UPDATE 3-26-2019: This post hit Hacker News and a few other opinion boards… and it caused quite a few arguments. I responded, but I figured I’d clarify a few things quickly right here.
First: Big O is conceptual. Many people want to qualify the efficiency of an algorithm based on the number of inputs. One commenter said “if I have a list with 1 item it can’t be O(n) because there’s only 1 item so it’s O(1)”. This is an understandable approach, but Big O is a technical adjective, it’s not a benchmarking system. It’s simply using math to describe the efficiency of what you’ve created.
Second: Big O is worst-case, always. That means that even if you thing you’re looking for is the very first thing in the set, Big O doesn’t care, a loop-bases find is still considered O(n). That’s because Big O is just a descriptive way of thinking about the code you’ve written, not the inputs expected.
If you disagree with me, feel free to drop me an email using rob at this domain.
I was recently at NDC London and gave a talk which had Big O in it. I asked a few of the attendees and other speakers about the subject - wondering if it would be a useful thing to talk about or if it was too academic and theoretical. The replies I got were a bit mixed, but there was, overwhelmingly, a common refrain.
Big O? I HATE Interview Questions! This One Time…
This was the primary response from asking roughy 15 people what they thought. The common sentiment was along these lines:
I get paid to write code, not white papers. Big O has nothing to do with my day job.
I promise you: I am not overstating this for effect. People don’t like to be put on the spot in interviews. They don’t want to be made to feel stupid. All of this is understandable but the unfortunate side effect is that a very useful concept (Big O) gets kicked to the curb.
I’m glad I took the time to learn Big O because I find myself thinking about it fairly often. If you’ve always wondered about Big O but found the descriptions a bit too academic, I’ve put together a bit of a Common Person’s Big O Cheat Sheet, along with how you might use Big O in your every day work.
Rather than base this on arrays and simplified nonsense, I’ll share with you a situation that I was in just a month ago: choosing the right data structure in Redis. If you’ve never used Redis before, it’s a very basic key-value store that works in-memory and can optionally persist your data to disk.
When you work in a relational database like PostgreSQL, MySQL, or SQL Server you get a single data structure: the table. Yes, there are data types, sure, but your data is stored in a row separated by columns, which is a data structure.
Redis gives you a bit more flexibility. You get to choose the data structure that fits your programming need the best. There are a bunch of them, but the ones I find myself using most often are:
- String. With this structure you store a string value (which could be JSON) with a single key.
- Set. A Set in Redis is a bunch of unordered, unique string values.
- Sorted Set. Just like a Set, but sorted.
- List. Non-unique string values sorted by order of insertion. These things operate like both stacks and queues.
- Hash. A set of string values identified by “sub keys”. You can think of this as a JSON object with values being only strings.
Why are we talking about Redis when this post is about Big O? Because Redis and Big O go hand in hand.

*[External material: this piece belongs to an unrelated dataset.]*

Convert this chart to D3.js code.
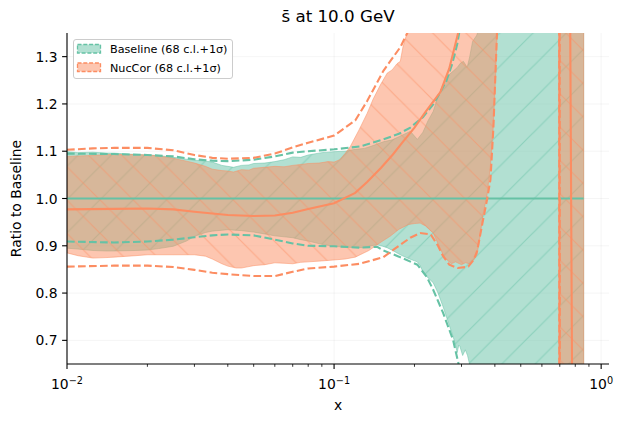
<!DOCTYPE html>
<html>
<head>
<meta charset="utf-8">
<script src="https://cdn.jsdelivr.net/npm/d3@7"></script>
<style>
  body { margin: 0; background: #fff; }
  text { font-family: "DejaVu Sans", sans-serif; fill: #000; }
</style>
</head>
<body>
<div id="chart"></div>
<script>
/* s-bar ratio plot: Baseline vs NucCor bands */

const xMajorTicks = [0.01, 0.1, 1];
const xMajorExp = ["\u22122", "\u22121", "0"];
const yTicks = [0.7, 0.8, 0.9, 1.0, 1.1, 1.2, 1.3];

// Baseline: central, 68 c.l. band, +1 sigma dashed
const baselineCentral = [[0.01, 1.0], [0.86, 1.0]];
const baselineBandUpper = [[0.01,1.099],[0.011,1.097],[0.0125,1.098],[0.014,1.096],[0.015,1.096],[0.017,1.094],[0.02,1.092],[0.022,1.091],[0.025,1.087],[0.028,1.083],[0.03,1.081],[0.033,1.079],[0.035,1.077],[0.038,1.07],[0.04,1.068],[0.042,1.066],[0.045,1.07],[0.048,1.071],[0.05,1.074],[0.055,1.075],[0.06,1.078],[0.065,1.082],[0.07,1.088],[0.075,1.087],[0.08,1.092],[0.09,1.097],[0.1,1.099],[0.11,1.1],[0.12,1.104],[0.13,1.106],[0.14,1.112],[0.153,1.12],[0.165,1.124],[0.18,1.134],[0.193,1.142],[0.2,1.132],[0.205,1.125],[0.215,1.14],[0.225,1.165],[0.235,1.184],[0.245,1.215],[0.256,1.241],[0.27,1.262],[0.289,1.277],[0.297,1.286],[0.305,1.29],[0.31,1.284],[0.315,1.277],[0.322,1.3],[0.33,1.332],[0.342,1.345],[0.354,1.37],[0.4,1.6],[0.5,2.5],[0.86,3]];
const baselineBandLower = [[0.01,0.895],[0.011,0.893],[0.0125,0.89],[0.014,0.889],[0.015,0.889],[0.018,0.89],[0.02,0.891],[0.022,0.894],[0.025,0.899],[0.028,0.91],[0.03,0.92],[0.033,0.928],[0.035,0.931],[0.04,0.934],[0.045,0.932],[0.05,0.929],[0.055,0.925],[0.06,0.921],[0.065,0.919],[0.07,0.917],[0.075,0.913],[0.08,0.91],[0.09,0.903],[0.1,0.899],[0.11,0.897],[0.128,0.896],[0.137,0.9],[0.145,0.902],[0.152,0.899],[0.158,0.896],[0.167,0.889],[0.177,0.881],[0.19,0.873],[0.205,0.866],[0.21,0.858],[0.216,0.843],[0.225,0.832],[0.235,0.822],[0.245,0.8],[0.256,0.771],[0.267,0.74],[0.279,0.708],[0.285,0.69],[0.289,0.674],[0.293,0.69],[0.296,0.687],[0.303,0.668],[0.31,0.68],[0.316,0.668],[0.323,0.645],[0.34,0.55],[0.4,0.2],[0.86,-1]];
const baselineSigmaUpper = [[0.01,1.095],[0.015,1.094],[0.02,1.092],[0.025,1.089],[0.03,1.083],[0.035,1.08],[0.04,1.079],[0.05,1.082],[0.06,1.089],[0.07,1.097],[0.08,1.1],[0.1,1.104],[0.125,1.11],[0.153,1.125],[0.175,1.137],[0.193,1.15],[0.215,1.172],[0.235,1.199],[0.25,1.225],[0.263,1.248],[0.277,1.285],[0.289,1.326],[0.296,1.36],[0.32,1.5],[0.86,3]];
const baselineSigmaLower = [[0.01,0.909],[0.015,0.907],[0.02,0.909],[0.025,0.913],[0.03,0.918],[0.035,0.922],[0.04,0.924],[0.05,0.922],[0.06,0.913],[0.07,0.905],[0.08,0.9],[0.1,0.899],[0.125,0.896],[0.145,0.898],[0.153,0.89],[0.175,0.877],[0.205,0.86],[0.2225,0.834],[0.235,0.807],[0.256,0.758],[0.279,0.701],[0.292,0.652],[0.31,0.55],[0.86,-1]];

// NucCor: central, 68 c.l. band, +1 sigma dashed
const nuccorCentral = [[0.01,0.977],[0.015,0.978],[0.02,0.979],[0.025,0.977],[0.03,0.972],[0.04,0.965],[0.05,0.963],[0.06,0.964],[0.07,0.97],[0.08,0.978],[0.1,0.99],[0.12,1.012],[0.133,1.035],[0.15,1.065],[0.166,1.093],[0.18,1.118],[0.2,1.15],[0.22,1.183],[0.25,1.225],[0.27,1.275],[0.29,1.345],[0.3,1.38],[0.35,1.6],[0.4,2],[0.5,3],[0.7,3],[0.762,1.6],[0.782,0.4],[0.86,0.3]];
const nuccorBandUpper = [[0.01,1.089],[0.011,1.09],[0.0125,1.091],[0.014,1.093],[0.015,1.093],[0.018,1.093],[0.02,1.092],[0.022,1.09],[0.025,1.085],[0.028,1.079],[0.03,1.075],[0.033,1.068],[0.035,1.062],[0.038,1.059],[0.04,1.058],[0.042,1.056],[0.045,1.061],[0.048,1.06],[0.05,1.064],[0.055,1.066],[0.06,1.068],[0.065,1.067],[0.07,1.07],[0.075,1.072],[0.08,1.074],[0.088,1.075],[0.095,1.078],[0.1,1.077],[0.105,1.082],[0.11,1.095],[0.115,1.11],[0.124,1.145],[0.133,1.18],[0.14,1.21],[0.149,1.24],[0.158,1.265],[0.165,1.272],[0.172,1.285],[0.177,1.29],[0.181,1.32],[0.1875,1.35],[0.19,1.37],[0.22,1.6],[0.3,2],[0.5,3],[0.86,3]];
const nuccorBandLower = [[0.01,0.885],[0.011,0.879],[0.0125,0.874],[0.014,0.875],[0.015,0.876],[0.018,0.879],[0.02,0.881],[0.025,0.881],[0.03,0.881],[0.033,0.878],[0.035,0.872],[0.038,0.862],[0.04,0.857],[0.043,0.853],[0.045,0.853],[0.048,0.856],[0.05,0.858],[0.055,0.86],[0.06,0.864],[0.065,0.863],[0.07,0.862],[0.075,0.865],[0.08,0.866],[0.09,0.868],[0.1,0.87],[0.11,0.872],[0.12,0.876],[0.135,0.89],[0.15,0.908],[0.162,0.92],[0.175,0.935],[0.19,0.945],[0.2,0.947],[0.21,0.948],[0.22,0.942],[0.235,0.927],[0.245,0.905],[0.256,0.881],[0.265,0.87],[0.275,0.862],[0.285,0.866],[0.3,0.86],[0.31,0.864],[0.323,0.862],[0.333,0.87],[0.343,0.881],[0.352,0.92],[0.361,0.966],[0.374,1.008],[0.385,1.07],[0.394,1.146],[0.402,1.25],[0.408,1.35],[0.42,1.6],[0.5,3],[0.69,3],[0.70,-2],[0.86,-2]];
const nuccorSigmaUpper = [[0.01,1.103],[0.0125,1.106],[0.015,1.107],[0.02,1.107],[0.025,1.102],[0.03,1.092],[0.035,1.086],[0.04,1.084],[0.05,1.086],[0.06,1.095],[0.07,1.108],[0.08,1.118],[0.1,1.133],[0.12,1.165],[0.133,1.206],[0.153,1.27],[0.177,1.32],[0.188,1.35],[0.2,1.4],[0.25,1.6],[0.3,2],[0.5,3],[0.695,3],[0.700,-2],[0.86,-2]];
const nuccorSigmaLower = [[0.01,0.856],[0.015,0.858],[0.02,0.858],[0.025,0.855],[0.03,0.849],[0.035,0.843],[0.04,0.84],[0.05,0.836],[0.06,0.836],[0.07,0.845],[0.08,0.852],[0.1,0.856],[0.125,0.862],[0.153,0.876],[0.17,0.895],[0.193,0.917],[0.21,0.927],[0.23,0.924],[0.245,0.9],[0.256,0.878],[0.27,0.86],[0.29,0.853],[0.31,0.855],[0.318,0.856],[0.333,0.87],[0.343,0.888],[0.36,0.95],[0.374,0.998],[0.385,1.04],[0.395,1.15],[0.408,1.36],[0.42,1.6],[0.5,3],[0.698,3],[0.703,-2],[0.86,-2]];

const seriesNames = ["Baseline (68 c.l.+1\u03c3)", "NucCor (68 c.l.+1\u03c3)"];
const colors = ["#66c2a5", "#fc8d62"];

const width = 629, height = 423;
const margin = { left: 67, right: 20, top: 33, bottom: 59 };

const x = d3.scaleLog().domain([0.01, 1.07]).range([margin.left, width - margin.right]);
const y = d3.scaleLinear().domain([0.65, 1.35]).range([height - margin.bottom, margin.top]);

const svg = d3.select("#chart").append("svg")
    .attr("width", width)
    .attr("height", height);

const defs = svg.append("defs");
defs.append("clipPath").attr("id", "plot")
    .append("rect")
    .attr("x", margin.left).attr("y", margin.top)
    .attr("width", width - margin.left - margin.right)
    .attr("height", height - margin.top - margin.bottom);

// hatch patterns, "/" for Baseline and "\" for NucCor
const h = 33.3;
const hatches = [
    `M0,${h} L${h},0 M${-h/4},${h/4} L${h/4},${-h/4} M${3*h/4},${5*h/4} L${5*h/4},${3*h/4}`,
    `M0,0 L${h},${h} M${-h/4},${3*h/4} L${h/4},${5*h/4} M${3*h/4},${-h/4} L${5*h/4},${h/4}`
];
hatches.forEach((p, i) => {
    defs.append("pattern")
        .attr("id", "hatch" + i)
        .attr("patternUnits", "userSpaceOnUse")
        .attr("width", h).attr("height", h)
        .append("path")
        .attr("d", p)
        .attr("stroke", colors[i])
        .attr("stroke-opacity", 0.5)
        .attr("stroke-width", 1.2)
        .attr("fill", "none");
});

// faint grid
const grid = svg.append("g");
grid.selectAll("line.gy").data(yTicks).join("line")
    .attr("x1", margin.left).attr("x2", width - margin.right)
    .attr("y1", d => y(d)).attr("y2", d => y(d))
    .attr("stroke", "#b0b0b0").attr("stroke-opacity", 0.12);
grid.selectAll("line.gx").data(xMajorTicks).join("line")
    .attr("x1", d => x(d)).attr("x2", d => x(d))
    .attr("y1", margin.top).attr("y2", height - margin.bottom)
    .attr("stroke", "#b0b0b0").attr("stroke-opacity", 0.12);

const line = d3.line().x(d => x(d[0])).y(d => y(d[1]));
const plot = svg.append("g").attr("clip-path", "url(#plot)");

const bands = [
    [baselineBandUpper, baselineBandLower],
    [nuccorBandUpper, nuccorBandLower]
];
bands.forEach(([up, lo], i) => {
    const poly = line(up.concat(lo.slice().reverse())) + "Z";
    plot.append("path").attr("d", poly)
        .attr("fill", colors[i]).attr("fill-opacity", 0.5);
    plot.append("path").attr("d", poly)
        .attr("fill", `url(#hatch${i})`);
    plot.append("path").attr("d", poly)
        .attr("fill", "none")
        .attr("stroke", colors[i]).attr("stroke-opacity", 0.5)
        .attr("stroke-width", 1);
});

const curves = [
    [baselineCentral, baselineSigmaUpper, baselineSigmaLower],
    [nuccorCentral, nuccorSigmaUpper, nuccorSigmaLower]
];
curves.forEach(([c, su, sl], i) => {
    plot.append("path").attr("d", line(c))
        .attr("fill", "none").attr("stroke", colors[i]).attr("stroke-width", 2.1);
    [su, sl].forEach(s => {
        plot.append("path").attr("d", line(s))
            .attr("fill", "none").attr("stroke", colors[i])
            .attr("stroke-width", 2.1)
            .attr("stroke-dasharray", "7.7,3.3");
    });
});

// axes
const xAxis = svg.append("g").attr("transform", `translate(0,${height - margin.bottom})`);
xAxis.append("line")
    .attr("x1", margin.left).attr("x2", width - margin.right)
    .attr("stroke", "#000").attr("stroke-width", 1.1);
const minor = [];
[0.01, 0.1].forEach(b => { for (let k = 2; k <= 9; k++) minor.push(b * k); });
xAxis.selectAll("line.minor").data(minor).join("line")
    .attr("x1", d => x(d)).attr("x2", d => x(d))
    .attr("y1", 0).attr("y2", 2.8)
    .attr("stroke", "#000").attr("stroke-width", 0.8);
xAxis.selectAll("line.major").data(xMajorTicks).join("line")
    .attr("x1", d => x(d)).attr("x2", d => x(d))
    .attr("y1", 0).attr("y2", 4.9)
    .attr("stroke", "#000").attr("stroke-width", 1.1);
const xl = xAxis.selectAll("text.tick").data(xMajorTicks).join("text")
    .attr("x", d => x(d)).attr("y", 25)
    .attr("text-anchor", "middle")
    .attr("font-size", 13.9);
xl.append("tspan").text("10");
xl.append("tspan").attr("dy", -5.5).attr("font-size", 9.7).text((d, i) => xMajorExp[i]);

const yAxis = svg.append("g").attr("transform", `translate(${margin.left},0)`);
yAxis.append("line")
    .attr("y1", margin.top).attr("y2", height - margin.bottom)
    .attr("stroke", "#000").attr("stroke-width", 1.1);
yAxis.selectAll("line.tick").data(yTicks).join("line")
    .attr("x1", -4.9).attr("x2", 0)
    .attr("y1", d => y(d)).attr("y2", d => y(d))
    .attr("stroke", "#000").attr("stroke-width", 1.1);
yAxis.selectAll("text").data(yTicks).join("text")
    .attr("x", -9.5).attr("y", d => y(d) + 5)
    .attr("text-anchor", "end")
    .attr("font-size", 13.9)
    .text(d => d.toFixed(1));

// labels
svg.append("text")
    .attr("x", (margin.left + width - margin.right) / 2).attr("y", 22)
    .attr("text-anchor", "middle").attr("font-size", 16.7)
    .text("s\u0304 at 10.0 GeV");
svg.append("text")
    .attr("x", (margin.left + width - margin.right) / 2).attr("y", 410)
    .attr("text-anchor", "middle").attr("font-size", 13.9)
    .text("x");
svg.append("text")
    .attr("transform", `translate(21,${(margin.top + height - margin.bottom) / 2}) rotate(-90)`)
    .attr("text-anchor", "middle").attr("font-size", 13.9)
    .text("Ratio to Baseline");

// legend
const legend = svg.append("g").attr("transform", "translate(73.5,39.5)");
legend.append("rect")
    .attr("width", 159).attr("height", 39).attr("rx", 2.5)
    .attr("fill", "#fff").attr("fill-opacity", 0.8)
    .attr("stroke", "#cccccc").attr("stroke-width", 1);
seriesNames.forEach((name, i) => {
    const g = legend.append("g").attr("transform", `translate(4,${5 + i * 18.5})`);
    g.append("rect")
        .attr("width", 23).attr("height", 8.5)
        .attr("fill", colors[i]).attr("fill-opacity", 0.5)
        .attr("stroke", colors[i]).attr("stroke-width", 1.3)
        .attr("stroke-dasharray", "4,1.8");
    g.append("text")
        .attr("x", 32.5).attr("y", 8.5)
        .attr("font-size", 11.2)
        .text(name);
});
</script>
</body>
</html>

To choose the right data structure for your needs, you need to dig you some Big O (whether you know it’s Big O or not).
Finding Something in a Shopping Cart
Let’s say you’re tasked with storing Shopping Cart data in Redis. Your team has decided that an in-memory system would work well because it’s fast and it doesn’t matter if cart data is lost if the server blows up.
The question is: how do you store this information? Here’s what’s required:
- Finding the cart quickly by key
- CRUD operations on each item within the cart
- Finding an item in the cart quickly
- Iterating over each item in the cart
Believe it or not, you’re thinking in Big O right now and you might not even know it. I used the words “quickly” and “iterate” above, which may or may not mean something to you in a technical sense. The thing I was trying to convey by using the word “quickly” is that I want to get to the cart (or an item within it) directly, without having to jump through a lot of hoops.
Even that description is really arm-wavy, isn’t it? We can dispose of the arm-waving by thinking about things in terms of operations per input. How many operations does my code need to perform to get to a single cart from the set of all carts in Redis?
Only One Operation: O(1)
The cool thing about Redis is that it’s a key-value store. To find something, you just need to know its key. You don’t have to run a loop or do some complex find routine – it’s just right there for you.
When something requires only one operation we can say that directly: my code for finding a shopping cart is on the order of 1 operation. If we want to be Big O about it, we can say it’s order 1, or “O(1)”. It doesn’t matter how many carts are in our Redis database either! We have a key and we can go right to it.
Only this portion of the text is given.